── Data segment ──

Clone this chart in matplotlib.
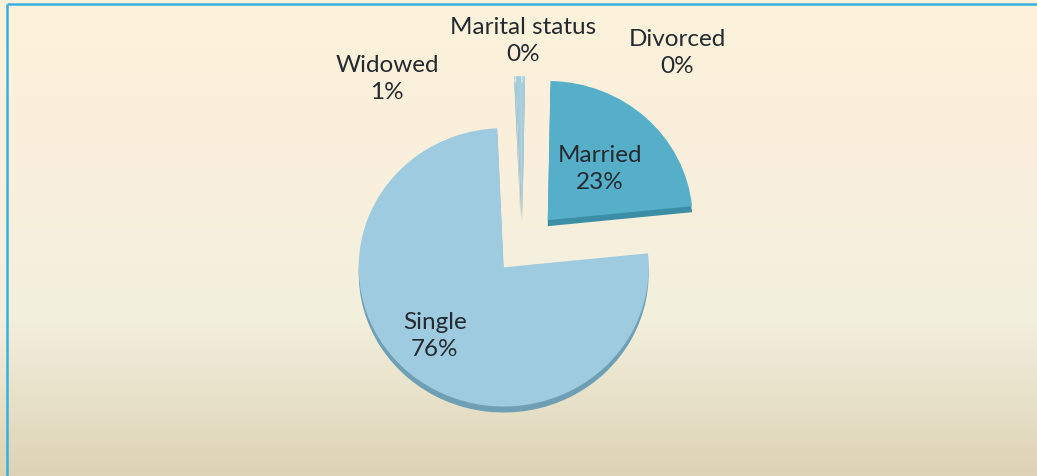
import numpy as np
import matplotlib.pyplot as plt
from matplotlib.colors import LinearSegmentedColormap

# data (percent of respondents), clockwise from 12 o'clock
categories = ["Marital status", "Married", "Single", "Divorced", "Widowed"]
shares = [0.3, 23.1, 75.9, 0.1, 0.6]

top_colors = ["#a8d0e2", "#55afc8", "#9ecbdf", "#a3cde0", "#a3cde0"]
side_colors = ["#8aa6b2", "#3b8ea6", "#6f9fb4", "#8aa6b2", "#8aa6b2"]
# explosion in pixels, every slice pulled away from the centre
explode_px = [33, 38, 28, 33, 33]

# label centres in pixels (x, y from top)
label_pos = {
    "Marital status": (523, 41),
    "Married": (600, 169),
    "Single": (435, 336),
    "Divorced": (677, 53),
    "Widowed": (387, 79),
}

W, H = 1037, 477
fig = plt.figure(figsize=(W / 100, H / 100), dpi=100)

# background gradient
bg = fig.add_axes([0, 0, 1, 1], zorder=0)
stops = [(0.0, "#fdf2da"), (0.3, "#faefdc"), (0.66, "#f3f0de"),
         (0.82, "#e9e3cc"), (1.0, "#ddd3b4")]
cmap = LinearSegmentedColormap.from_list("bg", stops)
grad = np.linspace(0, 1, 256).reshape(-1, 1)
bg.imshow(grad, aspect="auto", cmap=cmap, extent=[0, W, H, 0])
bg.set_xlim(0, W)
bg.set_ylim(H, 0)
bg.plot([7, W], [5, 5], color="#3aaee0", lw=1.8, solid_capstyle="butt")
bg.plot([7, 7], [5, H], color="#3aaee0", lw=1.8, solid_capstyle="butt")
bg.axis("off")

# pie axes: x in pixels, y slightly stretched so the pie looks tilted
tilt = 0.96
ax = fig.add_axes([0, 0, 1, 1], zorder=1)
ax.patch.set_alpha(0)
cx, cy, r = 522, (H - 248) / tilt, 145
depth = 6 / tilt

# side of the 3D pie
ax.pie(shares, explode=explode_px, colors=side_colors, startangle=90,
       counterclock=False, radius=r, center=(cx, cy - depth),
       wedgeprops=dict(linewidth=0))
# top face
ax.pie(shares, explode=explode_px, colors=top_colors, startangle=90,
       counterclock=False, radius=r, center=(cx, cy),
       wedgeprops=dict(linewidth=0))
ax.set_aspect("auto")
ax.set_xlim(0, W)
ax.set_ylim(0, H / tilt)
ax.axis("off")

for name, v in zip(categories, shares):
    x, y = label_pos[name]
    fig.text(x / W, 1 - y / H, f"{name}\n{round(v):.0f}%", ha="center",
             va="center", fontsize=17.5, family="Lato", color="#232a30",
             linespacing=1.3)

fig.savefig("out.png", dpi=100)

───

### [What is asked]
Give back the whole listing as it stands, minus its pictures.

### [Answer to this task]
Clone this chart in matplotlib.
import numpy as np
import matplotlib.pyplot as plt
from matplotlib.colors import LinearSegmentedColormap

# data (percent of respondents), clockwise from 12 o'clock
categories = ["Marital status", "Married", "Single", "Divorced", "Widowed"]
shares = [0.3, 23.1, 75.9, 0.1, 0.6]

top_colors = ["#a8d0e2", "#55afc8", "#9ecbdf", "#a3cde0", "#a3cde0"]
side_colors = ["#8aa6b2", "#3b8ea6", "#6f9fb4", "#8aa6b2", "#8aa6b2"]
# explosion in pixels, every slice pulled away from the centre
explode_px = [33, 38, 28, 33, 33]

# label centres in pixels (x, y from top)
label_pos = {
    "Marital status": (523, 41),
    "Married": (600, 169),
    "Single": (435, 336),
    "Divorced": (677, 53),
    "Widowed": (387, 79),
}

W, H = 1037, 477
fig = plt.figure(figsize=(W / 100, H / 100), dpi=100)

# background gradient
bg = fig.add_axes([0, 0, 1, 1], zorder=0)
stops = [(0.0, "#fdf2da"), (0.3, "#faefdc"), (0.66, "#f3f0de"),
         (0.82, "#e9e3cc"), (1.0, "#ddd3b4")]
cmap = LinearSegmentedColormap.from_list("bg", stops)
grad = np.linspace(0, 1, 256).reshape(-1, 1)
bg.imshow(grad, aspect="auto", cmap=cmap, extent=[0, W, H, 0])
bg.set_xlim(0, W)
bg.set_ylim(H, 0)
bg.plot([7, W], [5, 5], color="#3aaee0", lw=1.8, solid_capstyle="butt")
bg.plot([7, 7], [5, H], color="#3aaee0", lw=1.8, solid_capstyle="butt")
bg.axis("off")

# pie axes: x in pixels, y slightly stretched so the pie looks tilted
tilt = 0.96
ax = fig.add_axes([0, 0, 1, 1], zorder=1)
ax.patch.set_alpha(0)
cx, cy, r = 522, (H - 248) / tilt, 145
depth = 6 / tilt

# side of the 3D pie
ax.pie(shares, explode=explode_px, colors=side_colors, startangle=90,
       counterclock=False, radius=r, center=(cx, cy - depth),
       wedgeprops=dict(linewidth=0))
# top face
ax.pie(shares, explode=explode_px, colors=top_colors, startangle=90,
       counterclock=False, radius=r, center=(cx, cy),
       wedgeprops=dict(linewidth=0))
ax.set_aspect("auto")
ax.set_xlim(0, W)
ax.set_ylim(0, H / tilt)
ax.axis("off")

for name, v in zip(categories, shares):
    x, y = label_pos[name]
    fig.text(x / W, 1 - y / H, f"{name}\n{round(v):.0f}%", ha="center",
             va="center", fontsize=17.5, family="Lato", color="#232a30",
             linespacing=1.3)

fig.savefig("out.png", dpi=100)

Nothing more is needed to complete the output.